"Nós não caminhamos sós" é a frase melancólica estampada, ainda hoje, na entrada do antigo Hospital Colônia Itapuã. Fundado em 1940 em Viamão, a cerca de 50 quilômetros de Porto Alegre, o lugar um dia foi chamado de “leprosário” e marca a história da saúde pública do Estado.
Abandonado e decrépito, o estabelecimento é tema de um novo livro, organizado pelos historiadores Juliane Serres e Éverton Quevedo. Com distribuição gratuita (veja abaixo), "Hospital Colônia Itapuã: entre a Saúde e o Patrimônio" (Editora Fi, 227 páginas), alerta para o destino incerto do lugar e da memória esquecida sob os escombros.
O hospital surgiu numa época em que não havia tratamento para a “lepra” (como era chamada a hanseníase no passado). Até 1962, o conjunto de prédios erguido em um santuário verde próximo ao Guaíba funcionou como área de isolamento compulsório, carregada de estigma.
Por anos, o local acolheu pessoas apartadas do convívio social de forma traumática — algumas delas desde crianças.
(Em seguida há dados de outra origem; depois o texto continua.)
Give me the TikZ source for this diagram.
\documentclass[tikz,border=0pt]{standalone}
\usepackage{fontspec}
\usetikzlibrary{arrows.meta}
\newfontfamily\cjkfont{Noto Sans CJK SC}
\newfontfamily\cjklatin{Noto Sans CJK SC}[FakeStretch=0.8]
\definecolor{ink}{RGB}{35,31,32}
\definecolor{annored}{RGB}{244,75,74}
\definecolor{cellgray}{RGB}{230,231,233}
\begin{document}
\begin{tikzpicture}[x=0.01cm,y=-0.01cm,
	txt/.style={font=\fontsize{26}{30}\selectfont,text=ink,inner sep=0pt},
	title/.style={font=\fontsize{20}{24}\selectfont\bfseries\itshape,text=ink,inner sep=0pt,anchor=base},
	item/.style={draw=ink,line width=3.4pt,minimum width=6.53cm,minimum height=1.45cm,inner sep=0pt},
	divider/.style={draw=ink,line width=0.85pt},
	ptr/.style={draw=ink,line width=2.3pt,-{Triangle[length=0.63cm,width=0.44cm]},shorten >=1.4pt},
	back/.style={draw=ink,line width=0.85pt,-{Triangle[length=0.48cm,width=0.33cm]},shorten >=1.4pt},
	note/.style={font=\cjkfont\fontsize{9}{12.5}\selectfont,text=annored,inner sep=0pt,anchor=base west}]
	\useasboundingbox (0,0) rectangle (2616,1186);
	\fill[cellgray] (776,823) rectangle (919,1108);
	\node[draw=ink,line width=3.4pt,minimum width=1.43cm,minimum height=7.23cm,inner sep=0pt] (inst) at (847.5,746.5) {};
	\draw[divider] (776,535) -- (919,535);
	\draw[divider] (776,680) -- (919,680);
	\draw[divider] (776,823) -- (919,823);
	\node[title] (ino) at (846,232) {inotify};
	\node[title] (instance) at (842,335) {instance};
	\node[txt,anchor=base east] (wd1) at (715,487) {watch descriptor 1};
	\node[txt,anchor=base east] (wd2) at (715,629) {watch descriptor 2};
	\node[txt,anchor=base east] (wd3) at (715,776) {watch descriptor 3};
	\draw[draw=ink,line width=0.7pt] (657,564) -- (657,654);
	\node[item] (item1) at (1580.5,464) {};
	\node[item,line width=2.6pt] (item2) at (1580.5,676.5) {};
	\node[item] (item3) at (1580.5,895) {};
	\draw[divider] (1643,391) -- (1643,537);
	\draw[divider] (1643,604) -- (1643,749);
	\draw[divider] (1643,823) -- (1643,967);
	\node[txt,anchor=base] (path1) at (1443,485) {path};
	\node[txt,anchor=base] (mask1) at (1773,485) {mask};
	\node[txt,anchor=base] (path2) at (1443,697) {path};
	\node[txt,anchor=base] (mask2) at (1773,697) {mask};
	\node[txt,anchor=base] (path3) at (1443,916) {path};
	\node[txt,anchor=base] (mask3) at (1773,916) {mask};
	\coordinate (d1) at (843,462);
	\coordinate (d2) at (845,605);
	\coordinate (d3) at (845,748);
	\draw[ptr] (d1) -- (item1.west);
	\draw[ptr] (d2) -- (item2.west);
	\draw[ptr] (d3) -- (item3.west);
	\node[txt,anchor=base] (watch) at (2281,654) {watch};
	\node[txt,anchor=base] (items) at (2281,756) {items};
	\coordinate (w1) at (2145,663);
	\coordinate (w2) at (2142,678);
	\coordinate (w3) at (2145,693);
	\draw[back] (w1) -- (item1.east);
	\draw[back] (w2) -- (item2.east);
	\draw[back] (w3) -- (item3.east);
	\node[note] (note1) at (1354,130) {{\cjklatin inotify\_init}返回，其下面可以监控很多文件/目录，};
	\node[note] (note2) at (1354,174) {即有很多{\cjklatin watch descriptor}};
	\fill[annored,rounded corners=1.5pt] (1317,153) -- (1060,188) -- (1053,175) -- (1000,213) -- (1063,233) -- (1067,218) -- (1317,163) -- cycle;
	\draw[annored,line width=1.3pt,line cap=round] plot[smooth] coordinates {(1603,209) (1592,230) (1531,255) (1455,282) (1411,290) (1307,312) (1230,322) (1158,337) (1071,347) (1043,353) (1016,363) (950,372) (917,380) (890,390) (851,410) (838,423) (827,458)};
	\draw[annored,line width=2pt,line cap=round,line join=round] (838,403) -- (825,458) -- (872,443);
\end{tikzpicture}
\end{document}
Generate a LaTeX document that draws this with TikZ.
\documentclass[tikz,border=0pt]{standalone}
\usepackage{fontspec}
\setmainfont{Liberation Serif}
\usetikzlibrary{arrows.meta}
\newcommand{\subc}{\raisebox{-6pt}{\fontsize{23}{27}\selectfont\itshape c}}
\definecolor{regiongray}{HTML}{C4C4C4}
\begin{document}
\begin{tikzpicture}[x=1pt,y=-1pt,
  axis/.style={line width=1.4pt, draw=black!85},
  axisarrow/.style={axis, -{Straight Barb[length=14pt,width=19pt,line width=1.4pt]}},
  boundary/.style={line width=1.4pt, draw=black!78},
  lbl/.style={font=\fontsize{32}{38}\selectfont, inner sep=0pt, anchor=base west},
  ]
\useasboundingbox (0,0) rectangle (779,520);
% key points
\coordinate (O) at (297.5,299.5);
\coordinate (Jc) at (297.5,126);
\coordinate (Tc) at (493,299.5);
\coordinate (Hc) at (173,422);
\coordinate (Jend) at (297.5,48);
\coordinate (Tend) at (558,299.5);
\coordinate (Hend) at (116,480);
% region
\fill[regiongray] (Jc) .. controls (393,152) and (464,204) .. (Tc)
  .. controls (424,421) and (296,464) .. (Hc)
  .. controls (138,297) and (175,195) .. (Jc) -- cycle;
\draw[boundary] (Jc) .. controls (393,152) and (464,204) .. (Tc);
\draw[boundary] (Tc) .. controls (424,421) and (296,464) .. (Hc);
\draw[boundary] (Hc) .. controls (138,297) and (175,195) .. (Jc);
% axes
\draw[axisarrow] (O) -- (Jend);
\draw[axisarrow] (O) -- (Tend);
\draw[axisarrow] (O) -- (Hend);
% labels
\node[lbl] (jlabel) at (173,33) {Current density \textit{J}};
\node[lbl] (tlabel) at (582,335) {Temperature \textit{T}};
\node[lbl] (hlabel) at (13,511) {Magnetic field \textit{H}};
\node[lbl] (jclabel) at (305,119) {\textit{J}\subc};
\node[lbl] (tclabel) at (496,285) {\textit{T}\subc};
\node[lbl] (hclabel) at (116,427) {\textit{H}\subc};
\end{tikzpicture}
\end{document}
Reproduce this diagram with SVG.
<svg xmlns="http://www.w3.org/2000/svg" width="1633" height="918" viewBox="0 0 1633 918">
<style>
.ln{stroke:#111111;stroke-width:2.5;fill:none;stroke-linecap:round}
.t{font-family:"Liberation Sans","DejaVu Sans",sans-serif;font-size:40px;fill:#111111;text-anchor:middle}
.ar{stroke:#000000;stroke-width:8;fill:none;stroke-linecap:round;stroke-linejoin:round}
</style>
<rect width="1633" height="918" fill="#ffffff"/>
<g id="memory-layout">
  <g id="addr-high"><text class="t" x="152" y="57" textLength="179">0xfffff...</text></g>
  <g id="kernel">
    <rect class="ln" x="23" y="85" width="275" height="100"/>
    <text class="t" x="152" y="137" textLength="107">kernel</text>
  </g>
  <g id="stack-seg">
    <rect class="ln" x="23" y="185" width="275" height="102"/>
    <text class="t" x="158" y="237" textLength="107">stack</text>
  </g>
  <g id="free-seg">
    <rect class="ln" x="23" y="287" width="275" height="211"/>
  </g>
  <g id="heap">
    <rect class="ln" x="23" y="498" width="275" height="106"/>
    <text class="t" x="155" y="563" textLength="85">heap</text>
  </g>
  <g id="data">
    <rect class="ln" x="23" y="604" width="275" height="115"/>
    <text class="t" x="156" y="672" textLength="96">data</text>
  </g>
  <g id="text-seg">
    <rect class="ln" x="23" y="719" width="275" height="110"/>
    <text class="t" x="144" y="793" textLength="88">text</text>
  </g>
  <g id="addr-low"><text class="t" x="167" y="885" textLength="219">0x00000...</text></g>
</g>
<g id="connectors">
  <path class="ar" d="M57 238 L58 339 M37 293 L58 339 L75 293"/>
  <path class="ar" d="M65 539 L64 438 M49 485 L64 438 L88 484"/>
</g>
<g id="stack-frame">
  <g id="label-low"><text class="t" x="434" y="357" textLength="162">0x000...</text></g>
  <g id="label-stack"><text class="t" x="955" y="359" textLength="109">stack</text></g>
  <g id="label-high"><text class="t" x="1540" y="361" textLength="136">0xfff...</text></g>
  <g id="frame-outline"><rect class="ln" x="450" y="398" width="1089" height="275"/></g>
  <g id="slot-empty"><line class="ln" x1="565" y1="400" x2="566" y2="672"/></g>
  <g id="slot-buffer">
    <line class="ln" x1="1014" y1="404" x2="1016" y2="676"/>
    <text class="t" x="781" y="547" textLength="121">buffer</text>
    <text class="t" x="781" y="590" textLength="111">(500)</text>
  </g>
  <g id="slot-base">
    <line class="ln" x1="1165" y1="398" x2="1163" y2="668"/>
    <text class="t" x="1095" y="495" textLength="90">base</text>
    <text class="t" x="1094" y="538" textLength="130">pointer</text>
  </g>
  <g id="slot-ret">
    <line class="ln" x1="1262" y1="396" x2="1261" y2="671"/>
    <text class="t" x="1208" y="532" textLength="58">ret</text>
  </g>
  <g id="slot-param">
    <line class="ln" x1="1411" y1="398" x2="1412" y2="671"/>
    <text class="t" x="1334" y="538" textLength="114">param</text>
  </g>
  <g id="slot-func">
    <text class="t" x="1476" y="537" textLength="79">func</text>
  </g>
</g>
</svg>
Mesmo depois da cura, muitas ficaram no lugar até o fim da vida, porque já não tinham ninguém.
Com o tempo, o hospital também passou a receber pacientes psiquiátricos, até fechar as portas definitivamente em 2024, ao completar 84 anos.
— A ideia do livro surgiu nesse contexto de incertezas sobre os rumos do local. Mais de 2 mil pessoas chegaram a passar por lá. Felizmente, não precisamos mais de instituições assim, mas e a história desses lugares? Preservar esse patrimônio é, também, resguardar uma parte importante da memória do século 20, inclusive para que possamos entender como a sociedade lida com seus medos diante de doenças contagiosas — explica Juliane, professora do Programa de Pós-Graduação em Memória Social e Patrimônio Cultural da Universidade Federal de Pelotas (UFPel).
Depois de tudo o que vivemos durante a pandemia de covid-19, o tema ganha ainda mais relevância.
Velhos conhecidos
Juliane Serres e Éverton Quevedo, doutor em História, museólogo e membro Titular do Instituto Histórico e Geográfico do Rio Grande do Sul, conhecem como poucos o objeto de estudo.
Entre 1999 e 2000, ambos participaram de um projeto da Universidade Federal de Santa Maria (UFSM) no local, para o levantamento e a catalogação do acervo.
Estive lá e, como repórter em formação, testemunhei o trabalho e escrevi sobre a iniciativa, que coincidiu com a criação de um Centro de Documentação e Pesquisa.
Mais tarde, também foi inaugurado um memorial no estabelecimento, onde há uma igreja tombada pelo Instituto do Patrimônio Histórico e Artístico do Estado (Iphae). O templo foi projetado pelo arquiteto e engenheiro alemão Theo Wiederspahn, o mesmo da Casa de Cultura Mário Quintana, do prédio do Museu de Arte do RS (Margs) e de outros prédios emblemáticos da Capital.
Acesso gratuito
A versão digital do livro pode ser lida e baixada gratuitamente no site da editora, clicando aqui.
O futuro
Procurada pela coluna, a Secretaria Estadual da Saúde confirmou que os últimos pacientes foram transferidos para residenciais terapêuticos. Ainda segundo o órgão, "o local encontra-se fechado e não será mais utilizado como equipamento de saúde". Até o momento, não há definição sobre o destino do antigo Hospital Colônia Itapuã.